When You say, that discrete case may approximate continues one, in fact You take many assumptions, for example about criteria which constitutes what is that mean approximation.
Say what is analogy of holomorphic function? Is discrete complex function on lattice of Gauss integers, good approximation for some complex analytical function? In what meaning? What are criteria? Are all properties of holomorphic function shared by "discrete analogy" and vice versa?
For example, it is not true that whole theory of differential equations may be deduced from difference equations. We have several equations when we cannot find correct approximations, for example Navier-Stokes equation has no discrete model, at least till now. You may say: but chaos is analogous to turbulence. Why? Because is similar? Why do You may say that? Is that someone think two things are similar enough to say that they are?
Then analogy is so broad in meaning word, that I may say, I can see analogy between every things You may point. It may be very useful as inspiration, sometimes it lead us to great discoveries. For every thing You say is analogous to some continues case, we may have differences between them which allows us to distinguish this cases. They nearly almost are non equivalent even in approximate meaning. They are never the same. It is a matter of criteria, if You may say two things are in analogy.
Contrary to the comments appended to the question, I think the notion of analogy can be made precise.

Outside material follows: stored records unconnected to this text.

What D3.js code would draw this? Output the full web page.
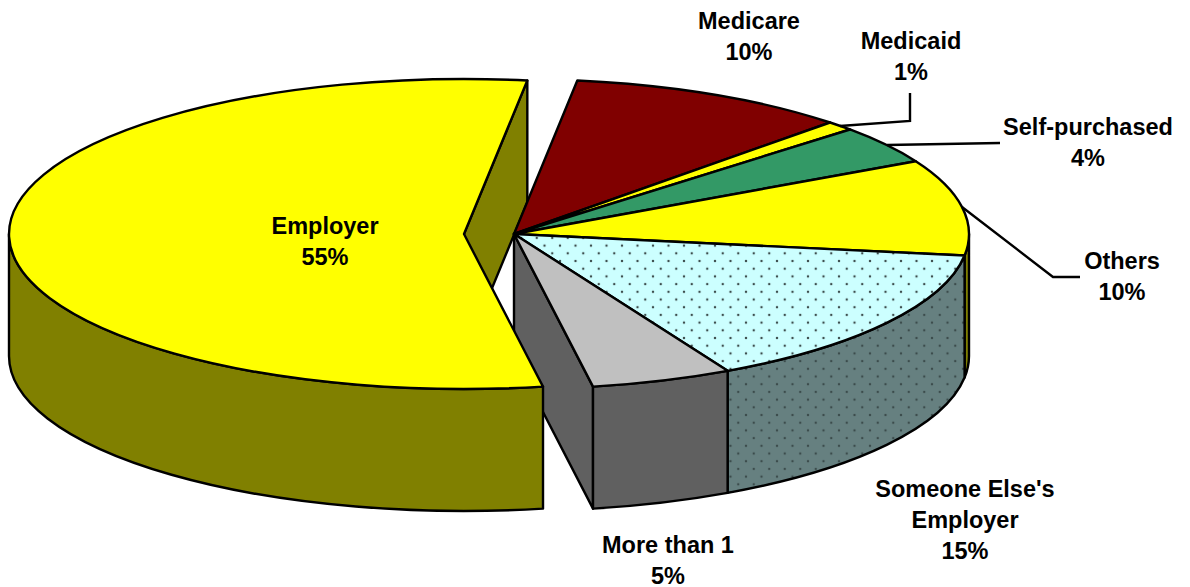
<!DOCTYPE html>
<html>
<head>
<meta charset="utf-8">
<script src="https://cdn.jsdelivr.net/npm/d3@7"></script>
<style>
html, body { margin: 0; padding: 0; background: #fff; }
text { font-family: "Liberation Sans", Arial, sans-serif; font-weight: bold; font-size: 23.5px; fill: #000; }
</style>
</head>
<body>
<div id="chart"></div>
<script>
var categories = ["Employer", "Medicare", "Medicaid", "Self-purchased", "Others", "Someone Else's Employer", "More than 1"];
var shares = [55, 10, 1, 4, 10, 15, 5];
var topColors = ["#ffff00", "#800000", "#ffff00", "#339966", "#ffff00", "url(#dotsTop)", "#c0c0c0"];
var wallColors = ["#808000", "#400000", "#808000", "#1a4d33", "#808000", "url(#dotsWall)", "#606060"];

// label text is split by hand, same breaks as the original
var labelLines = [["Employer"], ["Medicare"], ["Medicaid"], ["Self-purchased"], ["Others"], ["Someone Else's", "Employer"], ["More than 1"]];
var labelAt = [[325, 234], [749, 29], [911, 49], [1088, 135], [1122, 269], [965, 497], [668, 553]];
var leaders = [
    [[840, 126], [910, 121], [910, 93]],
    [[887, 145], [1000, 143]],
    [[962, 207], [1053, 277], [1080, 277]]
];

var width = 1190, height = 587;
var cx = 514, cy = 234, rx = 455, ry = 155, depth = 122, pull = 50;

var svg = d3.select("#chart").append("svg")
    .attr("width", width)
    .attr("height", height)
    .style("display", "block");

var defs = svg.append("defs");
function addDots(id, bg) {
    var p = defs.append("pattern")
        .attr("id", id)
        .attr("patternUnits", "userSpaceOnUse")
        .attr("x", 715).attr("y", 338)
        .attr("width", 15.5).attr("height", 15.4);
    p.append("rect").attr("width", 15.5).attr("height", 15.4).attr("fill", bg);
    p.append("circle").attr("cx", 7.75).attr("cy", 7.7).attr("r", 1.2).attr("fill", "#3c4c4c");
    p.append("circle").attr("cx", 0).attr("cy", 15.4).attr("r", 1.2).attr("fill", "#3c4c4c");
    p.append("circle").attr("cx", 15.5).attr("cy", 15.4).attr("r", 1.2).attr("fill", "#3c4c4c");
    p.append("circle").attr("cx", 0).attr("cy", 0).attr("r", 1.2).attr("fill", "#3c4c4c");
    p.append("circle").attr("cx", 15.5).attr("cy", 0).attr("r", 1.2).attr("fill", "#3c4c4c");
}
addDots("dotsTop", "#ccffff");
addDots("dotsWall", "#668080");

// Employer starts at the front, just right of the bottom of the ellipse
var deg = Math.PI / 180;
var pie = d3.pie().sort(null).startAngle(170 * deg).endAngle(530 * deg);
var arcs = pie(shares);

function pt(a, ox) {
    return [cx + ox + rx * Math.sin(a), cy - ry * Math.cos(a)];
}
function ellipseTo(p, a0, a1, sweep) {
    return "A" + rx + "," + ry + " 0 " + (Math.abs(a1 - a0) > Math.PI ? 1 : 0) + " " + sweep + " " + p[0] + "," + p[1];
}
function topPath(d, ox) {
    var p0 = pt(d.startAngle, ox), p1 = pt(d.endAngle, ox);
    return "M" + (cx + ox) + "," + cy + "L" + p0 + ellipseTo(p1, d.startAngle, d.endAngle, 1) + "Z";
}
// only the part between 90 and 270 degrees (and again one turn later) faces the viewer
function wallPath(d, ox) {
    var out = "";
    [[90, 270], [450, 630]].forEach(function (r) {
        var a0 = Math.max(d.startAngle, r[0] * deg), a1 = Math.min(d.endAngle, r[1] * deg);
        if (a1 <= a0) return;
        var p0 = pt(a0, ox), p1 = pt(a1, ox);
        out += "M" + p0 + ellipseTo(p1, a0, a1, 1) + "v" + depth +
            ellipseTo([p0[0], p0[1] + depth], a0, a1, 0) + "Z";
    });
    return out;
}
// flat cut face running from the pie centre out to the rim at angle a
function cutPath(a, ox) {
    var p = pt(a, ox);
    return "M" + (cx + ox) + "," + cy + "L" + p + "v" + depth + "L" + (cx + ox) + "," + (cy + depth) + "Z";
}

function draw(path, fill) {
    return svg.append("path")
        .attr("d", path)
        .attr("fill", fill)
        .attr("stroke", "#000")
        .attr("stroke-width", 2.4)
        .attr("stroke-linejoin", "round");
}

var employer = arcs[0], rest = arcs.slice(1);

// back to front: Employer's back cut, the main pie, then the pulled out Employer slice
draw(cutPath(employer.endAngle, -pull), wallColors[0]);
draw(cutPath(rest[rest.length - 1].endAngle, 0), wallColors[6]);
rest.forEach(function (d, i) {
    var w = wallPath(d, 0);
    if (w) draw(w, wallColors[i + 1]);
});
rest.forEach(function (d, i) {
    draw(topPath(d, 0), topColors[i + 1]);
});
draw(wallPath(employer, -pull), wallColors[0]);
draw(topPath(employer, -pull), topColors[0]);

var line = d3.line();
leaders.forEach(function (l) {
    svg.append("path").attr("d", line(l)).attr("fill", "none").attr("stroke", "#000").attr("stroke-width", 2.4);
});

categories.forEach(function (c, i) {
    var t = svg.append("text")
        .attr("text-anchor", "middle")
        .attr("x", labelAt[i][0])
        .attr("y", labelAt[i][1]);
    labelLines[i].concat(shares[i] + "%").forEach(function (s, j) {
        t.append("tspan")
            .attr("x", labelAt[i][0])
            .attr("dy", j ? 31 : 0)
            .text(s);
    });
});
</script>
</body>
</html>
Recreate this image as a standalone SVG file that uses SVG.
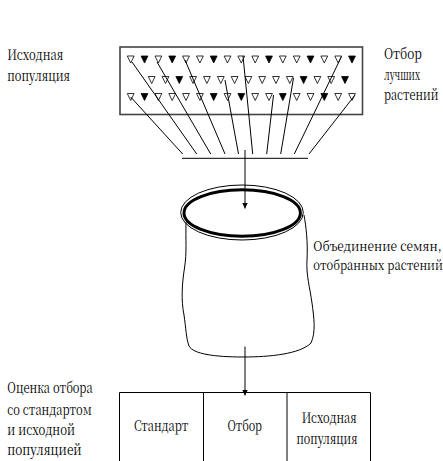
<svg xmlns="http://www.w3.org/2000/svg" xmlns:xlink="http://www.w3.org/1999/xlink" width="443" height="461" viewBox="0 0 443 461">
<style>
text{font-family:"Noto Serif CJK SC","Liberation Serif",serif;font-size:12px;fill:#000}
.ln{stroke:#000;stroke-width:1;fill:none}
.tw{fill:#fff;stroke:#000;stroke-width:0.8}
.tb{fill:#000;stroke:#000;stroke-width:0.8}
</style>
<defs>
<path id="tw" class="tw" d="M-3.4,0 L3.4,0 L0,7 Z"/>
<path id="tb" class="tb" d="M-3.4,0 L3.4,0 L0,7 Z"/>
<marker id="ah" viewBox="0 0 10 10" refX="10" refY="5" markerWidth="6" markerHeight="8" markerUnits="userSpaceOnUse" orient="auto">
<path d="M0,0 L10,5 L0,10 Z" fill="#000"/>
</marker>
</defs>
<rect width="443" height="461" fill="#fff"/>

<g id="population">
<rect x="120" y="47" width="242.5" height="67.5" fill="#fff" stroke="#444" stroke-width="1.6"/>
<g id="row1">
<use xlink:href="#tw" x="130.7" y="56"/><use xlink:href="#tb" x="144.5" y="56"/><use xlink:href="#tw" x="158.4" y="56"/><use xlink:href="#tb" x="172.2" y="56"/><use xlink:href="#tw" x="186" y="56"/><use xlink:href="#tw" x="199.9" y="56"/><use xlink:href="#tb" x="213.7" y="56"/><use xlink:href="#tw" x="227.5" y="56"/><use xlink:href="#tw" x="241.3" y="56"/><use xlink:href="#tw" x="255.2" y="56"/><use xlink:href="#tb" x="269" y="56"/><use xlink:href="#tw" x="282.8" y="56"/><use xlink:href="#tw" x="296.7" y="56"/><use xlink:href="#tb" x="310.5" y="56"/><use xlink:href="#tw" x="324.3" y="56"/><use xlink:href="#tw" x="338.2" y="56"/><use xlink:href="#tb" x="352" y="56"/>
</g>
<g id="row2">
<use xlink:href="#tw" x="151.7" y="76.5"/><use xlink:href="#tw" x="165.5" y="76.5"/><use xlink:href="#tb" x="179.3" y="76.5"/><use xlink:href="#tw" x="193.1" y="76.5"/><use xlink:href="#tw" x="206.9" y="76.5"/><use xlink:href="#tw" x="220.8" y="76.5"/><use xlink:href="#tw" x="234.6" y="76.5"/><use xlink:href="#tw" x="248.4" y="76.5"/><use xlink:href="#tw" x="262.2" y="76.5"/><use xlink:href="#tw" x="276" y="76.5"/><use xlink:href="#tw" x="289.8" y="76.5"/><use xlink:href="#tb" x="303.6" y="76.5"/><use xlink:href="#tw" x="317.4" y="76.5"/><use xlink:href="#tw" x="331.2" y="76.5"/><use xlink:href="#tb" x="345" y="76.5"/>
</g>
<g id="row3">
<use xlink:href="#tw" x="130.7" y="93.5"/><use xlink:href="#tb" x="144.5" y="93.5"/><use xlink:href="#tw" x="158.4" y="93.5"/><use xlink:href="#tw" x="172.2" y="93.5"/><use xlink:href="#tw" x="186" y="93.5"/><use xlink:href="#tw" x="199.9" y="93.5"/><use xlink:href="#tb" x="213.7" y="93.5"/><use xlink:href="#tw" x="227.5" y="93.5"/><use xlink:href="#tb" x="241.3" y="93.5"/><use xlink:href="#tw" x="255.2" y="93.5"/><use xlink:href="#tw" x="269" y="93.5"/><use xlink:href="#tb" x="282.8" y="93.5"/><use xlink:href="#tw" x="296.7" y="93.5"/><use xlink:href="#tw" x="310.5" y="93.5"/><use xlink:href="#tb" x="324.3" y="93.5"/><use xlink:href="#tw" x="338.2" y="93.5"/><use xlink:href="#tw" x="352" y="93.5"/>
</g>
</g>

<g id="bar">
<line class="ln" x1="182" y1="158.3" x2="308" y2="158.3"/>
</g>

<g id="cylinder">
<path class="ln" d="M186,222 C185.5,240 187,252 184.5,268 C182,284 181,300 184,315 C186,328 186,338 189,346 C193,354 215,357 243,357 C270,357 300,354 311,343 C316,332 314,318 312,303 C310,288 306,275 307,260 C308,242 306,226 304,215"/>
<ellipse cx="242" cy="212.5" rx="61.3" ry="27.5" fill="none" stroke="#000" stroke-width="1"/>
<ellipse cx="242.2" cy="213" rx="58.2" ry="23.2" fill="none" stroke="#000" stroke-width="3"/>
</g>

<g id="table">
<line class="ln" x1="119.5" y1="392.5" x2="370.5" y2="392.5"/>
<line class="ln" x1="119.5" y1="392.5" x2="119.5" y2="461"/>
<line class="ln" x1="203.5" y1="392.5" x2="203.5" y2="461"/>
<line class="ln" x1="287" y1="392.5" x2="287" y2="461"/>
<line class="ln" x1="370.5" y1="392.5" x2="370.5" y2="461"/>
<text transform="translate(134,431) scale(0.85,1.2083)" textLength="63.9" lengthAdjust="spacingAndGlyphs">Стандарт</text>
<text transform="translate(227.5,431) scale(0.85,1.2083)" textLength="40.6" lengthAdjust="spacingAndGlyphs">Отбор</text>
<text transform="translate(301.7,423.3) scale(0.85,1.2083)" textLength="64.7" lengthAdjust="spacingAndGlyphs">Исходная</text>
<text transform="translate(296.5,444) scale(0.85,1.2083)" textLength="71.8" lengthAdjust="spacingAndGlyphs">популяция</text>
</g>

<g id="connectors">
<line class="ln" x1="130.7" y1="97" x2="182.7" y2="154"/>
<line class="ln" x1="132" y1="62" x2="196.7" y2="154"/>
<line class="ln" x1="157" y1="62" x2="210.7" y2="154"/>
<line class="ln" x1="185" y1="60" x2="225" y2="154"/>
<line class="ln" x1="225" y1="80" x2="238.5" y2="154"/>
<line class="ln" x1="243" y1="56" x2="252.7" y2="154"/>
<line class="ln" x1="273.5" y1="95" x2="266.7" y2="154"/>
<line class="ln" x1="293.5" y1="78" x2="280.7" y2="154"/>
<line class="ln" x1="341.5" y1="56.5" x2="294.3" y2="154"/>
<line class="ln" x1="355" y1="95" x2="309" y2="154"/>
<line class="ln" x1="245" y1="150" x2="245" y2="208.5" marker-end="url(#ah)"/>
<line class="ln" x1="245" y1="346.5" x2="245" y2="395.5" marker-end="url(#ah)"/>
</g>

<g id="labels">
<text transform="translate(7.3,60) scale(0.85,1.2083)" textLength="65.9" lengthAdjust="spacingAndGlyphs">Исходная</text>
<text transform="translate(7.3,80.7) scale(0.85,1.2083)" textLength="73.8" lengthAdjust="spacingAndGlyphs">популяция</text>
<text transform="translate(384,58.7) scale(0.85,1.2083)" textLength="44.4" lengthAdjust="spacingAndGlyphs">Отбор</text>
<text transform="translate(384,79.7) scale(0.85,1.2083)" textLength="42.4" lengthAdjust="spacingAndGlyphs">лучших</text>
<text transform="translate(384,99.7) scale(0.85,1.2083)" textLength="63.9" lengthAdjust="spacingAndGlyphs">растений</text>
<text transform="translate(313.3,251.2) scale(0.85,1.125)" textLength="150.9" lengthAdjust="spacingAndGlyphs">Объединение семян,</text>
<text transform="translate(313.3,270) scale(0.85,1.125)" textLength="152.4" lengthAdjust="spacingAndGlyphs">отобранных растений</text>
<text transform="translate(7.3,393.3) scale(0.85,1.2083)" textLength="100.5" lengthAdjust="spacingAndGlyphs">Оценка отбора</text>
<text transform="translate(7.3,415) scale(0.85,1.2083)" textLength="99.3" lengthAdjust="spacingAndGlyphs">со стандартом</text>
<text transform="translate(7.3,435) scale(0.85,1.2083)" textLength="79.6" lengthAdjust="spacingAndGlyphs">и исходной</text>
<text transform="translate(7.3,455) scale(0.85,1.2083)" textLength="87.5" lengthAdjust="spacingAndGlyphs">популяцией</text>
</g>
</svg>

Definition: An analogy of concept A defined in setting SA, is a concept B defined in setting SB such that there exists a generalized setting SX which includes both SA and SB as example settings, and such that there also exists a concept X defined in setting SX which reduces to concept A or concept B when attention is restricted to either setting SA or SB.
In general, an analogy is not unique. A concept could have many analogies, and even for a particular analogous concept there could be more than one way in which it is considered to be analogous.
Example: In Time scale calculus which unifies difference and differential equations, there have been publications with differing answers over how to define the analogy between discrete and continuous transforms. A particular description which encapsulates both the integer and real number transforms may apply to other sets such as the rationals, but a different description might not apply to Q. So an analogy is not just two objects but also the link between them.
Searching Google Web, Google Books and Google Scholar for "no discrete version" OR "no discrete analog" OR "no discrete analogue" OR "no continuous version" OR "no continuous analog" OR "no continuous analogue" produces some examples including a comment that a continuous version of a discrete concept doesn't necessarily enable you to guess the properties of the discrete case.